The giant bee that sells for almost $10,000 (dead)

This is a very rare, critically endangered, bee species found in Indonesia which is enormous and because of its rarity and size dead specimens can be bought on eBay for upwards of US$10,000.

It is a toxic mix of trade in rare animal species reduced to being sold on eBay. It is very symptomatic of the relationship between humankind and animals. I know I’m being negative but it’s a very negative picture.

Wallace's giant bee

Wallace’s giant bee. Photo: Clay Bolt/AFP/Getty Images.

The first known sample of this impressive creature was collected by a naturalist, Alfred Russel Wallace (yes, it is spelt with one l), a contemporary of Charles Darwin in 1858 while exploring Bacan one of Indonesia’s islands. He described the insect as “a large, black wasp-like insect, with immense jaws like a stag beetle”.

There was a gap of almost a hundred years until an example was found alive again in 1981. But since then nothing in terms of observing this insect in the wild despite many searches.

Indonesia has been extensively cleared of virgin forest for mining and palm plantations thereby destroying habitat of many species including this bee.

Conservationists were concerned about the possible extinction of the species but they found a specimen in a Dutch museum which had been collected in 1991. And they found two more dead specimens for sale on eBay as mentioned in the first paragraph.

This gave fresh impetus for a conservationist, Clay Bolt, to search for the insect. He mounted an expedition and with an entomologist from Princeton University, Eli Wyman, travelled to North Maluku in January 2019.

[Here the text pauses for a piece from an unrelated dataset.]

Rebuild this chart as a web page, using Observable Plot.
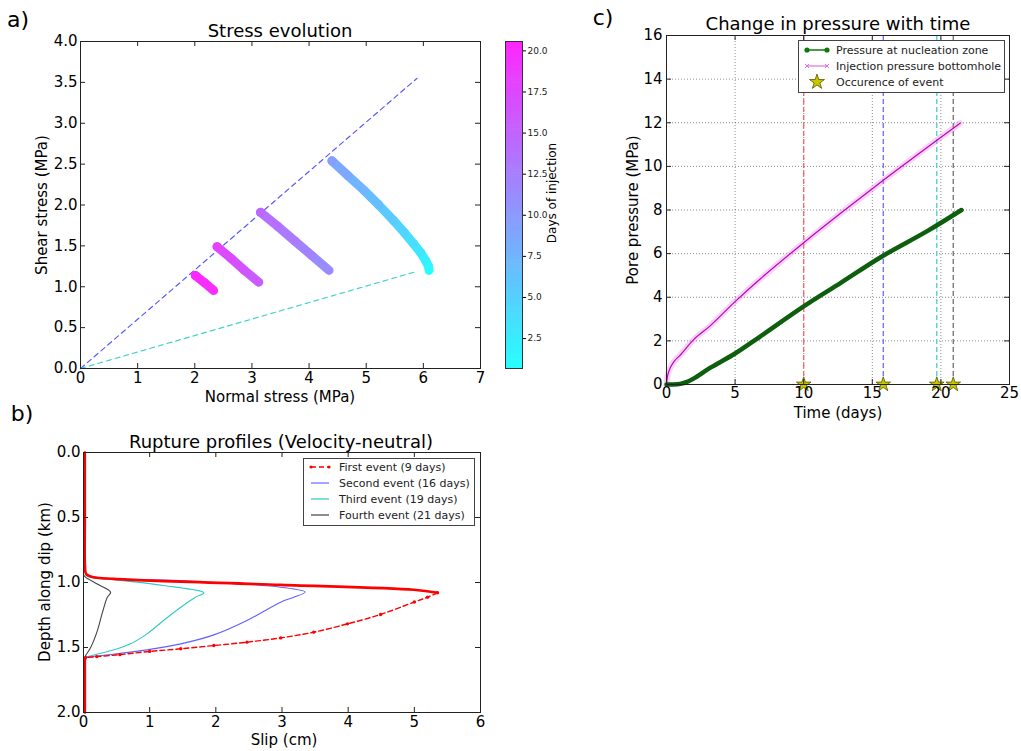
<!DOCTYPE html>
<html><head><meta charset="utf-8">
<script src="https://cdn.jsdelivr.net/npm/d3@7"></script>
<script src="https://cdn.jsdelivr.net/npm/@observablehq/plot@0.6"></script>
<style>
body{margin:0;background:#fff;font-family:"DejaVu Sans",sans-serif;}
#root{position:relative;width:1021px;height:751px;overflow:hidden;background:#fff;color:#000;}
#root svg{background:transparent !important;max-width:none !important;}
</style></head><body><div id="root"></div>
<script>
// ---------- Panel a: stress evolution ----------
const stressSeg    = ["s1","s1","s1","s1","s1","s1","s1","s1","s1","s1","s1",
                      "s2","s2","s2","s2","s2",
                      "s3","s3","s3","s3",
                      "s4","s4","s4"];
const stressNormal = [6.10,6.09,6.04,5.95,5.83,5.67,5.48,5.22,4.96,4.68,4.40,
                      4.35,4.05,3.75,3.45,3.15,
                      3.12,2.87,2.63,2.39,
                      2.33,2.17,2.01];
const stressShear  = [1.20,1.25,1.32,1.42,1.525,1.66,1.81,2.00,2.18,2.36,2.54,
                      1.20,1.38,1.56,1.74,1.91,
                      1.056,1.20,1.35,1.49,
                      0.954,1.05,1.138];
const stressDay    = [0.7,1.4,2.1,2.9,3.7,4.6,5.5,6.6,7.6,8.6,9.6,
                      11.2,12.0,12.9,13.8,14.6,
                      15.6,16.5,17.4,18.2,
                      19.7,20.15,20.6];
const peakLineNormal = [0, 5.89];   // upper dashed envelope
const peakLineShear  = [0, 3.55];
const resLineNormal  = [0, 5.85];   // lower dashed envelope
const resLineShear   = [0, 1.18];
const aXTicks = [0,1,2,3,4,5,6,7];
const aYTicks = [0,0.5,1,1.5,2,2.5,3,3.5,4];
const cbDomain = [0.68, 20.57];
const cbTicks = [2.5,5,7.5,10,12.5,15,17.5,20];

// ---------- Panel b: rupture profiles ----------
const firstDepth  = [0.0,0.5,0.90,0.935,0.955,0.972,1.018,1.056,1.079,1.113,1.15,1.246,1.318,1.382,1.426,1.459,1.485,1.51,1.53,1.555,1.57,1.578,1.6,2.0];
const firstSlip   = [0.02,0.02,0.025,0.04,0.12,0.46,2.98,4.99,5.35,5.2,5.0,4.49,3.99,3.48,2.98,2.47,1.97,1.47,1.0,0.55,0.2,0.03,0.02,0.02];
const secondDepth = [0.0,0.9,0.94,0.96,0.985,1.036,1.074,1.113,1.151,1.292,1.403,1.472,1.518,1.552,1.572,1.58,1.6,2.0];
const secondSlip  = [0.02,0.025,0.04,0.12,1.47,2.98,3.35,3.18,2.98,2.47,1.97,1.47,0.96,0.45,0.1,0.03,0.02,0.02];
const thirdDepth  = [0.94,0.96,0.979,1.023,1.079,1.113,1.19,1.292,1.395,1.472,1.518,1.552,1.572,1.58];
const thirdSlip   = [0.03,0.1,0.46,1.21,1.82,1.69,1.47,1.21,0.96,0.71,0.46,0.2,0.05,0.02];
const fourthDepth = [0.94,0.959,1.01,1.074,1.113,1.241,1.37,1.498,1.56,1.58];
const fourthSlip  = [0.0,0.03,0.2,0.41,0.36,0.28,0.21,0.11,0.035,0.02];
const eventNames  = ["First event (9 days)","Second event (16 days)","Third event (19 days)","Fourth event (21 days)"];
const bXTicks = [0,1,2,3,4,5,6];
const bYTicks = [0,0.5,1,1.5,2];

// ---------- Panel c: pressure with time ----------
const nuclTime  = [0,0.5,1.0,1.5,2.0,3.2,5.0,6.85,10.0,12.7,15.7,19.0,21.5];
const nuclPress = [0,0,0.03,0.12,0.28,0.77,1.42,2.21,3.58,4.66,5.87,7.03,8.0];
const injTime   = [0,0.1,0.3,0.6,1.0,2.0,3.2,5.0,6.85,10.0,12.9,15.8,18.7,21.4];
const injPress  = [0,0.45,0.8,1.1,1.35,2.07,2.7,3.8,4.85,6.5,7.95,9.36,10.73,11.98];
const eventDays = [10.0,15.8,19.7,20.9];
const cXTicks = [0,5,10,15,20,25];
const cYTicks = [0,2,4,6,8,10,12,14,16];
const legendC = ["Pressure at nucleation zone","Injection pressure bottomhole","Occurence of event"];

// ---------- styles ----------
const cool = ["#26ffff","#ff26ff"];
const eventColors = ["#ff0000","#4444ff","#30c8c8","#444444"];
const eventLineColors = ["#ff6060","#6a6aff","#40d0d0","#707070"];
const font = "DejaVu Sans";

const root = document.getElementById("root");
function place(el, left, top){ el.style.position="absolute"; el.style.left=left+"px"; el.style.top=top+"px"; root.appendChild(el); }
function label(txt, cx, cy, size, rot){
  const d=document.createElement("div");
  d.textContent=txt;
  d.style.cssText=`position:absolute;left:${cx}px;top:${cy}px;font-size:${size}px;line-height:1;white-space:nowrap;transform:translate(-50%,-50%)${rot?` rotate(${rot}deg)`:""};`;
  root.appendChild(d);
}
function frameTicks(xt, yt, xa, xb, ya, yb, pw, ph, len=5){
  const fx=(xb-xa)*len/pw, fy=(yb-ya)*len/ph;
  const o={stroke:"#222", strokeWidth:1};
  return [
    Plot.ruleX(xt,{x:d=>d,y1:ya,y2:ya+fy,...o}),
    Plot.ruleX(xt,{x:d=>d,y1:yb,y2:yb-fy,...o}),
    Plot.ruleY(yt,{y:d=>d,x1:xa,x2:xa+fx,...o}),
    Plot.ruleY(yt,{y:d=>d,x1:xb,x2:xb-fx,...o})
  ];
}
const baseStyle = {fontFamily:font, fontSize:"15px", color:"#000", background:"transparent"};

// ----- Panel a -----
const stressRows = stressDay.map((d,i)=>({seg:stressSeg[i], x:stressNormal[i], y:stressShear[i], day:d}));
const peakRows = peakLineNormal.map((x,i)=>({x, y:peakLineShear[i]}));
const resRows = resLineNormal.map((x,i)=>({x, y:resLineShear[i]}));
const plotA = Plot.plot({
  width:500, height:410, marginLeft:80, marginRight:20, marginTop:41, marginBottom:42,
  style: baseStyle,
  x:{domain:[0,7]}, y:{domain:[0,4]},
  color:{type:"linear", domain:cbDomain, range:cool, interpolate:"rgb"},
  marks:[
    Plot.line(peakRows,{x:"x",y:"y",stroke:"#5a5aff",strokeWidth:1.2,strokeDasharray:"5,4"}),
    Plot.line(resRows,{x:"x",y:"y",stroke:"#45d0d0",strokeWidth:1.2,strokeDasharray:"5,4"}),
    Plot.line(stressRows,{x:"x",y:"y",z:"seg",stroke:"day",strokeWidth:9,strokeLinecap:"round",strokeLinejoin:"round"}),
    ...frameTicks(aXTicks, aYTicks, 0,7, 0,4, 400,327),
    Plot.frame({stroke:"#222"}),
    Plot.axisX({ticks:aXTicks, tickSize:0, tickPadding:4, tickFormat:"d", label:null}),
    Plot.axisY({ticks:aYTicks, tickSize:0, tickPadding:3, tickFormat:".1f", label:null})
  ]
});
place(plotA, 0, 0);

// ----- Colorbar -----
const cbStep = (cbDomain[1]-cbDomain[0])/160;
const cbCells = d3.range(cbDomain[0], cbDomain[1], cbStep);
const plotCB = Plot.plot({
  width:80, height:410, marginLeft:15, marginRight:48, marginTop:41, marginBottom:42,
  style:{...baseStyle, fontSize:"9px"},
  x:{domain:[0,1], axis:null}, y:{domain:cbDomain},
  color:{type:"linear", domain:cbDomain, range:cool, interpolate:"rgb"},
  marks:[
    Plot.rect(cbCells,{x1:0,x2:1,y1:d=>d,y2:d=>Math.min(cbDomain[1],d+cbStep*1.3),fill:d=>d+cbStep/2}),
    Plot.frame({stroke:"#333"}),
    Plot.axisY({anchor:"right", ticks:cbTicks, tickSize:3, tickPadding:2, tickFormat:".1f", label:null, fill:"#222"})
  ]
});
place(plotCB, 490, 0);

// ----- Panel b -----
const mk = (depths, slips, ev) => depths.map((d,i)=>({ev, depth:d, slip:slips[i], i}));
const firstRows  = mk(firstDepth, firstSlip, eventNames[0]);
const secondRows = mk(secondDepth, secondSlip, eventNames[1]);
const thirdRows  = mk(thirdDepth, thirdSlip, eventNames[2]);
const fourthRows = mk(fourthDepth, fourthSlip, eventNames[3]);
const peakIdx = d3.maxIndex(firstSlip);
const tailIdx = firstDepth.findIndex((d,i)=>i>peakIdx && firstSlip[i]<0.05);
const firstUpper = firstRows.filter(r=>r.i<=peakIdx);
const firstReturn = firstRows.filter(r=>r.i>=peakIdx && r.i<=tailIdx);
const firstTail = firstRows.filter(r=>r.i>=tailIdx);
const plotB = Plot.plot({
  width:500, height:341, marginLeft:83, marginRight:20, marginTop:42, marginBottom:39,
  style: baseStyle,
  x:{domain:[0,6]}, y:{domain:[0,2], reverse:true},
  marks:[
    Plot.line(fourthRows,{x:"slip",y:"depth",stroke:eventColors[3],strokeWidth:1.1,curve:"catmull-rom"}),
    Plot.line(thirdRows,{x:"slip",y:"depth",stroke:eventColors[2],strokeWidth:1.1,curve:"catmull-rom"}),
    Plot.line(secondRows,{x:"slip",y:"depth",stroke:eventColors[1],strokeWidth:1.1,strokeOpacity:0.85,curve:"catmull-rom"}),
    Plot.line(firstUpper,{x:"slip",y:"depth",stroke:eventColors[0],strokeWidth:2.6,curve:"catmull-rom"}),
    Plot.line(firstTail,{x:"slip",y:"depth",stroke:eventColors[0],strokeWidth:2.6}),
    Plot.line(firstReturn,{x:"slip",y:"depth",stroke:eventColors[0],strokeWidth:1.4,strokeDasharray:"5,3",curve:"catmull-rom"}),
    Plot.dot(firstReturn,{x:"slip",y:"depth",fill:eventColors[0],r:1.7}),
    ...frameTicks(bXTicks, bYTicks, 0,6, 2,0, 397,260),
    Plot.frame({stroke:"#222"}),
    Plot.axisX({ticks:bXTicks, tickSize:0, tickPadding:4, tickFormat:"d", label:null}),
    Plot.axisY({ticks:bYTicks, tickSize:0, tickPadding:3, tickFormat:".1f", label:null})
  ]
});
place(plotB, 0, 410);

// ----- Panel c -----
const nuclRows = nuclTime.map((t,i)=>({t, p:nuclPress[i]}));
const injRows = injTime.map((t,i)=>({t, p:injPress[i]}));
const evRows = eventDays.map((d,i)=>({d, i}));
const plotC = Plot.plot({
  width:431, height:420, marginLeft:76, marginRight:12, marginTop:35, marginBottom:36,
  style: baseStyle,
  x:{domain:[0,25]}, y:{domain:[0,16]},
  marks:[
    Plot.gridX(cXTicks,{stroke:"#000",strokeOpacity:0.45,strokeDasharray:"1,2"}),
    Plot.gridY(cYTicks,{stroke:"#000",strokeOpacity:0.45,strokeDasharray:"1,2"}),
    ...evRows.map(e=>Plot.ruleX([e.d],{stroke:eventLineColors[e.i],strokeWidth:1.3,strokeDasharray:"5,3"})),
    Plot.line(injRows,{x:"t",y:"p",stroke:"#e080e0",strokeWidth:6,strokeOpacity:0.35,curve:"catmull-rom"}),
    Plot.line(injRows,{x:"t",y:"p",stroke:"#c000c0",strokeWidth:1.2,curve:"catmull-rom"}),
    Plot.line(nuclRows,{x:"t",y:"p",stroke:"#0d5f0d",strokeWidth:4.5,curve:"catmull-rom"}),
    Plot.dot(evRows,{x:"d",y:0,symbol:"star",r:4.6,fill:"#c8c800",stroke:"#555500",strokeWidth:0.8}),
    ...frameTicks(cXTicks, cYTicks, 0,25, 0,16, 343,349),
    Plot.frame({stroke:"#222"}),
    Plot.axisX({ticks:cXTicks, tickSize:0, tickPadding:3, tickFormat:"d", label:null}),
    Plot.axisY({ticks:cYTicks, tickSize:0, tickPadding:4, tickFormat:"d", label:null})
  ]
});
place(plotC, 590, 0);

// ----- Texts -----
label("a)", 18, 20, 22);
label("b)", 22, 414, 22);
label("c)", 603, 18, 22);
label("Stress evolution", 280, 31, 18);
label("Rupture profiles (Velocity-neutral)", 281, 442, 18);
label("Change in pressure with time", 838, 24, 18);
label("Normal stress (MPa)", 280, 397, 15);
label("Shear stress (MPa)", 42, 205, 15, -90);
label("Slip (cm)", 284, 740, 15);
label("Depth along dip (km)", 45, 582, 15, -90);
label("Time (days)", 838, 413, 15);
label("Pore pressure (MPa)", 633, 210, 15, -90);
label("Days of injection", 552, 193, 12, -90);

// ----- Legends -----
function legendBox(left, top, w, h, rows, rowH, firstY){
  const box=document.createElement("div");
  box.style.cssText=`position:absolute;left:${left}px;top:${top}px;width:${w}px;height:${h}px;border:1px solid #444;background:#fff;box-sizing:border-box;font-size:11px;`;
  rows.forEach((r,i)=>{
    const row=document.createElement("div");
    row.style.cssText=`position:absolute;left:0;top:${firstY+i*rowH-8}px;height:16px;display:flex;align-items:center;white-space:nowrap;`;
    row.innerHTML=`<svg width="${r.sw||30}" height="16" style="display:block;margin-left:4px">${r.swatch}</svg><span style="margin-left:${r.gap||5}px;color:#222">${r.text}</span>`;
    box.appendChild(row);
  });
  root.appendChild(box);
}
legendBox(303,458,172,68,[
  {text:eventNames[0], swatch:`<line x1="3" y1="8" x2="21" y2="8" stroke="${eventColors[0]}" stroke-width="1.5" stroke-dasharray="5,3"/><circle cx="3" cy="8" r="1.6" fill="${eventColors[0]}"/><circle cx="21" cy="8" r="1.6" fill="${eventColors[0]}"/>`},
  {text:eventNames[1], swatch:`<line x1="3" y1="8" x2="21" y2="8" stroke="${eventColors[1]}" stroke-width="1.2" stroke-opacity="0.8"/>`},
  {text:eventNames[2], swatch:`<line x1="3" y1="8" x2="21" y2="8" stroke="${eventColors[2]}" stroke-width="1.2"/>`},
  {text:eventNames[3], swatch:`<line x1="3" y1="8" x2="21" y2="8" stroke="${eventColors[3]}" stroke-width="1.2"/>`}
].map(r=>({...r, sw:26})), 16, 8);
const starPath = d3.symbol(d3.symbolStar, 70)();
legendBox(798,40,207,53,[
  {text:legendC[0], swatch:`<line x1="4" y1="8" x2="24" y2="8" stroke="#0d7a0d" stroke-width="1.5"/><circle cx="4" cy="8" r="2.6" fill="#0d7a0d"/><circle cx="24" cy="8" r="2.6" fill="#0d7a0d"/>`},
  {text:legendC[1], swatch:`<line x1="4" y1="8" x2="24" y2="8" stroke="#e070e0" stroke-width="1.2"/><path d="M2,6L6,10M6,6L2,10M22,6L26,10M26,6L22,10" stroke="#e070e0" stroke-width="1"/>`},
  {text:legendC[2], swatch:`<path transform="translate(14,8)" d="${starPath}" fill="#c8c800" stroke="#555500" stroke-width="0.8"/>`}
].map(r=>({...r, sw:28, gap:5})), 16, 9);
</script>
</body></html>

The locals had not seen the insect. They felt that they wouldn’t get a result but then on the way home one day they saw a nest which they studied with binoculars. Bolt climbed a tree and using the torch on his smart phone saw something move in a hole. He decided that it was the giant bee.

The species is still extant in the wild and he said that “The living insect was much more impressive than the preserved specimen. It seems bigger and much less frightening and gentler than many would have predicted. The bee does sting but, according to the only report I could find, it doesn’t hurt too much.”

The bee’s scientific name is: Megachile pluto. It’s common name is Wallace’s giant bee.